Pioneer Energy intended for MAGS to surpass existing onsite gas processing capabilities by delivering both high-quality “lean” methane and “Y-grade” NGLs from the wet gas stream. Lean methane consists of 80-90% methane and can be used directly in generators and other natural gas-powered engines. Y-grade NGLs have a low vapor pressure of no more than 250 psia at 100 °F (38 °C) and can be transported in regular propane trucks.
First, however, Pioneer Energy faced a significant engineering challenge: how do you reproduce—and exceed—the processing capabilities of an entire gas processing plant in a single, mobile system that can fit on a truck trailer?
A wet gas processing plant uses compression, dehydration, refrigeration, and separation to split the original stream from the well into individual streams of methane gas, ethane gas, and NGLs like propane and butane. The raw natural gas is first compressed and then dehydrated. The dry compressed gas is refrigerated down to very cold temperatures, causing the high molecular weight natural gas components to liquefy. A miniature distillation column system then separates the natural gas mixture into three streams.
Pioneer Energy improves this process by focusing on refrigeration.
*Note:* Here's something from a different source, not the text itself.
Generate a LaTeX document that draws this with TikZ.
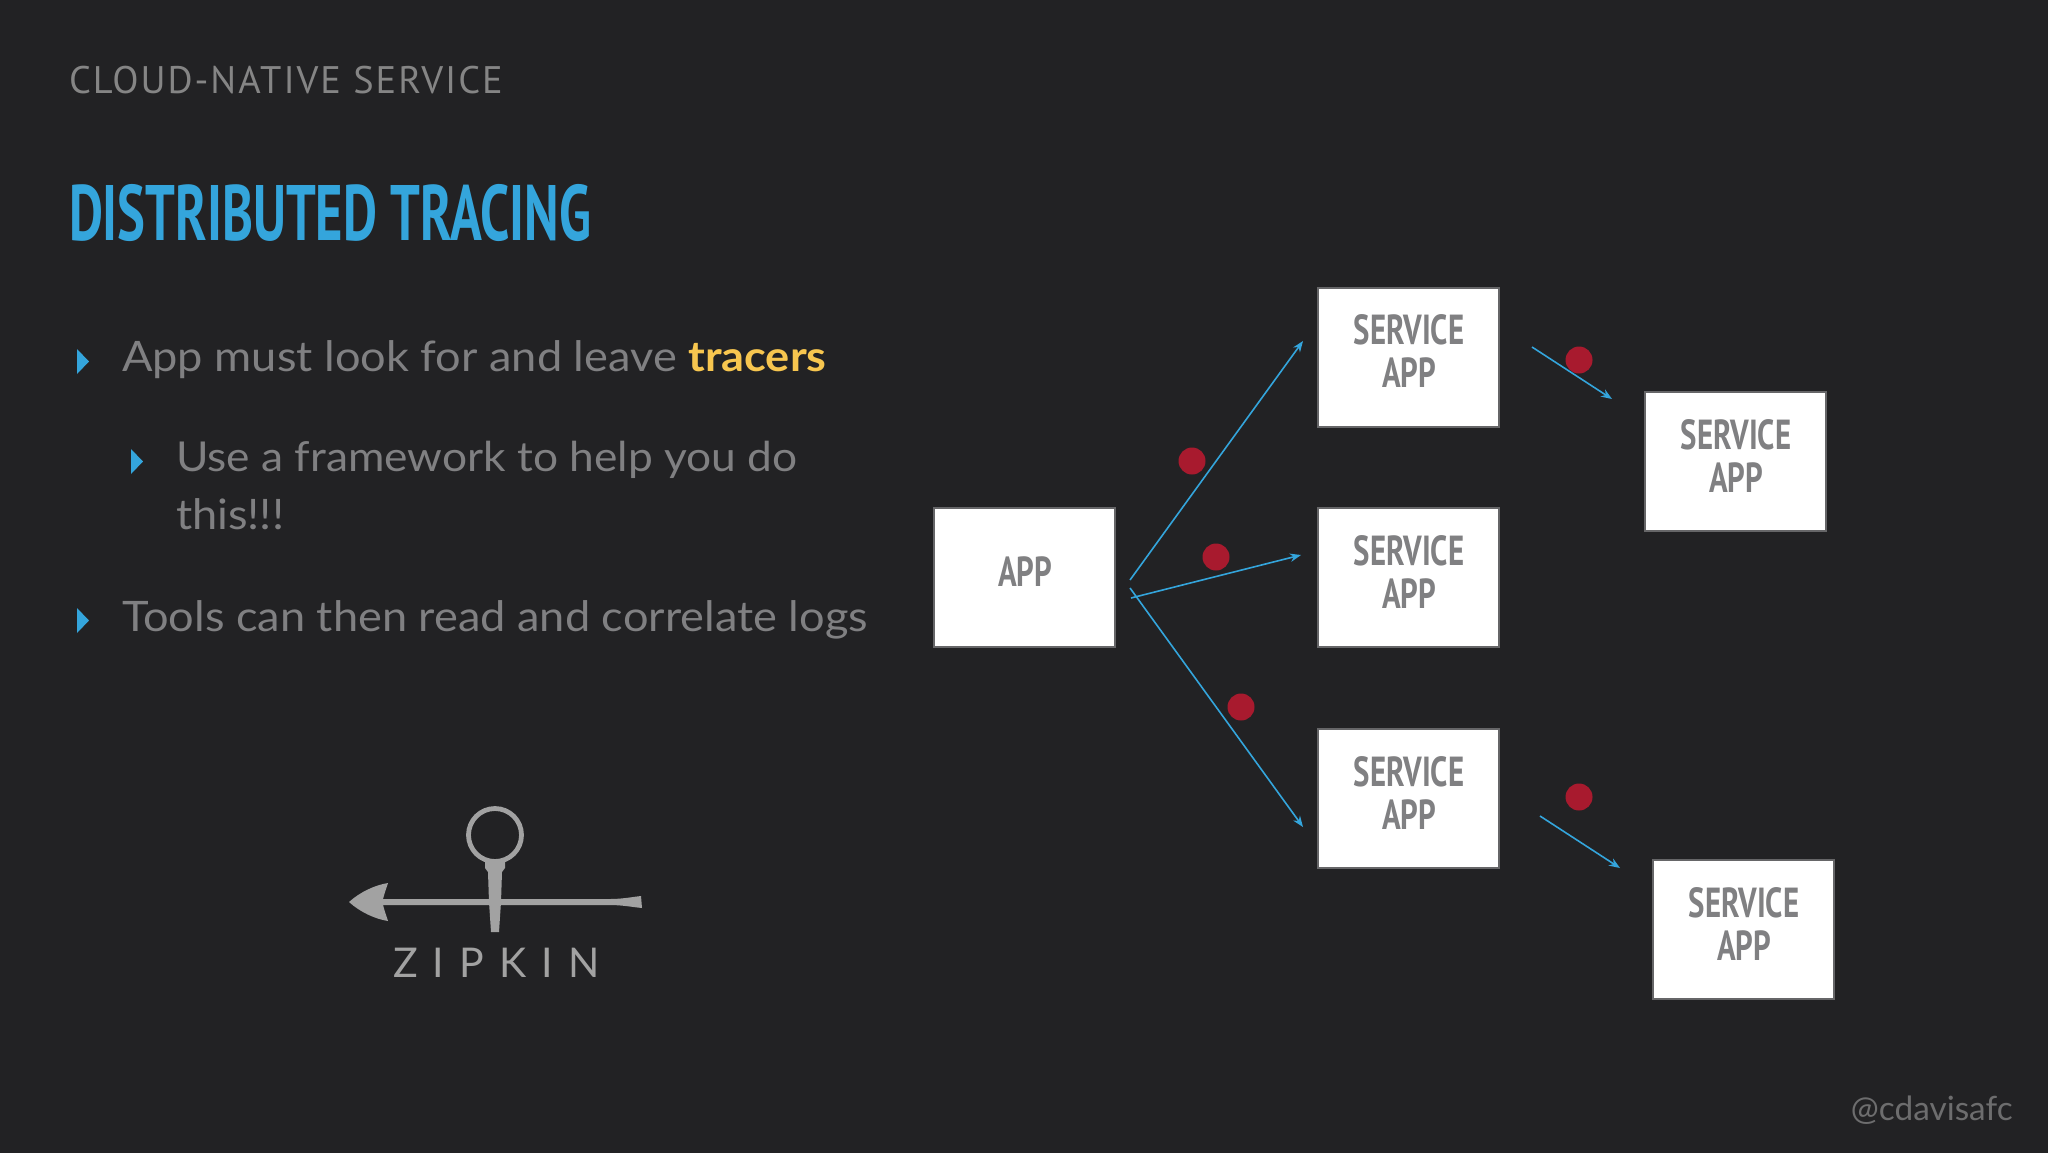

By lowering the temperature of incoming gas to an optimal temperature range—as low as -80 °C depending on the gas composition—methane and NGL products that emerge from separation already meet commercial standards for use and transport. The pipeline-quality methane produced can power an onsite power generator, replacing diesel-powered generators and the costly fuel required to run them.
NGLs like propane, butane, pentane, and hexane that MAGS produces can be immediately placed in containers and transported to market for sale. The ethane stream that emerges, typically considered a waste product, is used to power the MAGS unit itself. Using all components of the wet gas stream generates additional revenue for the well operator, and nearly eliminates gas flaring.
The Control System MAGS is a complex system, and Lead Controls Engineer Andrew Young needed a control system to make components work together. Young wanted compact and reliable hardware with low power requirements and support for a wide range of I/O signals and communication protocols. He found that Opto 22 hardware and software hit this target, and did so affordably.
“To interface with all the equipment on MAGS,” says Young, “we use nearly all of Opto 22’s I/O modules plus the SNAP PAC System’s built-in Modbus protocol support.” The Opto 22 system automates the entire system, monitoring and controlling temperature sensors, flowmeters, pressure transmitters, control valves, the generator, refrigeration compressors, a gas chromatograph, process heaters, and other devices.
The MAGS system is deployed at well sites which are often remote and usually unmanned, and unscheduled maintenance calls are costly. Stable and reliable unattended operation is a competitive advantage for Pioneer Energy, and Young says the Opto 22 system’s reliable operation and built-in support for multiple communications protocols are key in allowing a MAGS system to operate autonomously.
To commission or troubleshoot a MAGS unit in the field, Pioneer Energy uses Opto 22’s groov mobile operator interface system. groov lets an operator or technician securely connect to the MAGS unit’s control system with a tablet or other mobile device and adjust settings in real time. Opto 22’s presence also extends to Pioneer Energy’s Lakewood, Colorado operations center, where control room operators use Opto 22 PAC Display HMI software to remotely monitor and manage MAGS units deployed throughout North America.
“Pioneer Energy,” says Young, “has based a lot of its technology on adding value to waste streams. We see flare gas as another potential waste stream, and remote communications and a reliable controls platform let us convert that into a resource."